Lately, I made an animated powerpoint presentation on how to play. I put up a few web pages with the instructions, the old Windows program, and some other material; the game glossary (concepts of strategy) and game design/philosophy pages. Watch out - Boardwalk strategy can run pretty deep, and that glossary didn't accumulate overnight. It happened over years of playing.

In my experience, the easiest way for a person to learn, since it tends to be so "out of the blue" to people at the start, is to walk through actual play a couple of times. This seems to work by either trying to play oneself a couple of times, or by watching someone else do the same. Nobody scores well the very first time. Also, Hopscotch can seem a bit mean, depending on how easy one likes winning to be. As it turns out, I am also getting curious as to what it would be like to compete. Why not play the same deal of the cards among competitors, and compare scores? In fact, that is one thing I have not personally tried. And here I am, 45 years old and wondering.

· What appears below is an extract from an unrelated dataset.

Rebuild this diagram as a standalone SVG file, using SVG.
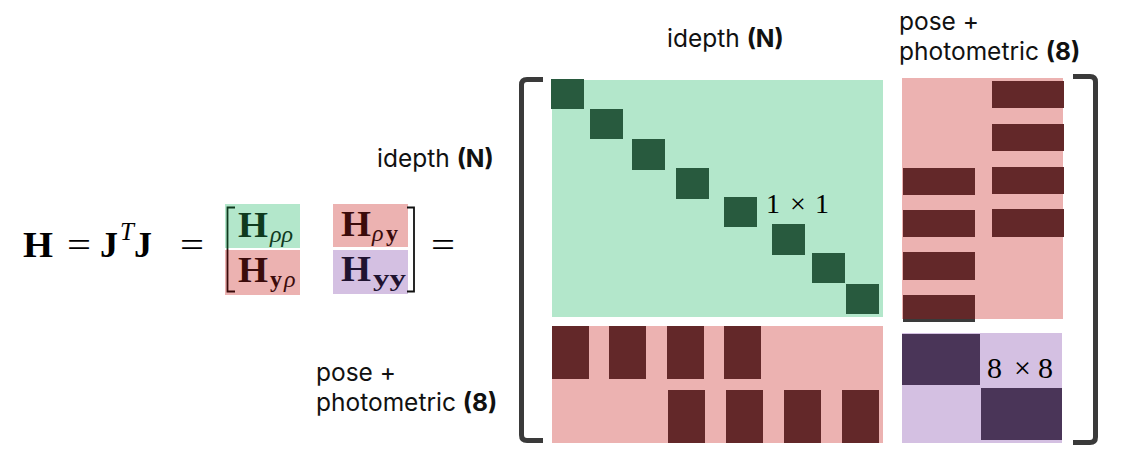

For anyone who is interested in looking at a new and different kind of solitaire, Boardwalk is publicly available at http://www.bwsgames.org
I would love to hear what folks here have to say about these kinds of games.

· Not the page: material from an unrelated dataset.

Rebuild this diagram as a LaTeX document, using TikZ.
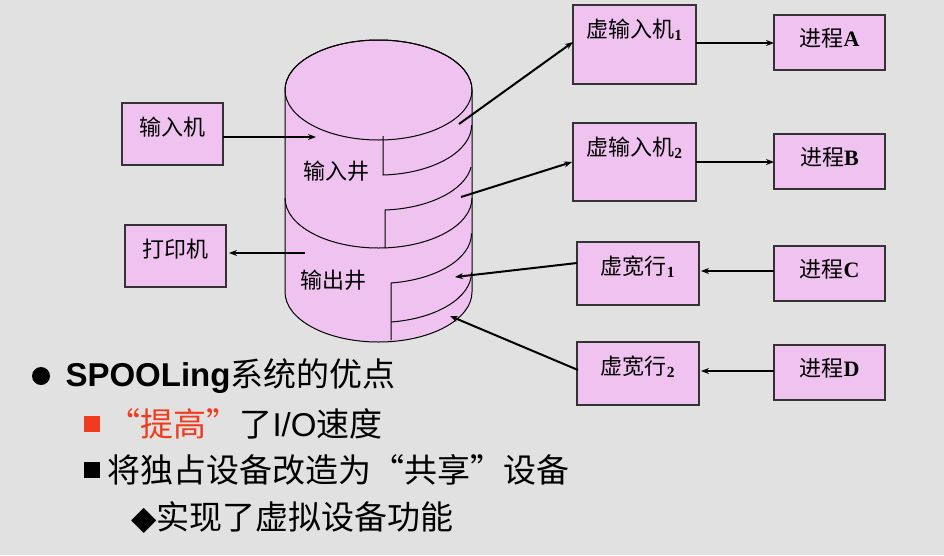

Cheers, and thanks for listening,
- Mark
Mark G. Meyers (Markgm)
New Solitaire Player
Username: Markgm

Post Number: 2
Registered: 10-2010
Posted on Thursday, October 28, 2010 - 11:11 am:   

I found archived copies of older web pages showing traditional Clock and Around the World...
http://www.oocities.com/markgmeyers/clock.html
http://www.oocities.com/markgmeyers/atw.html
Mark G. Meyers (Markgm)
New Solitaire Player
Username: Markgm

Post Number: 3
Registered: 10-2010
Posted on Friday, October 29, 2010 - 9:01 am:   

I've got the distinction into a single statement.

Boardwalk is the only game I have seen where the player(s) define which cards go where.

I have not seen another solitaire/co-operative game where this is the case. In every case I have seen, the destinations are all pre-defined.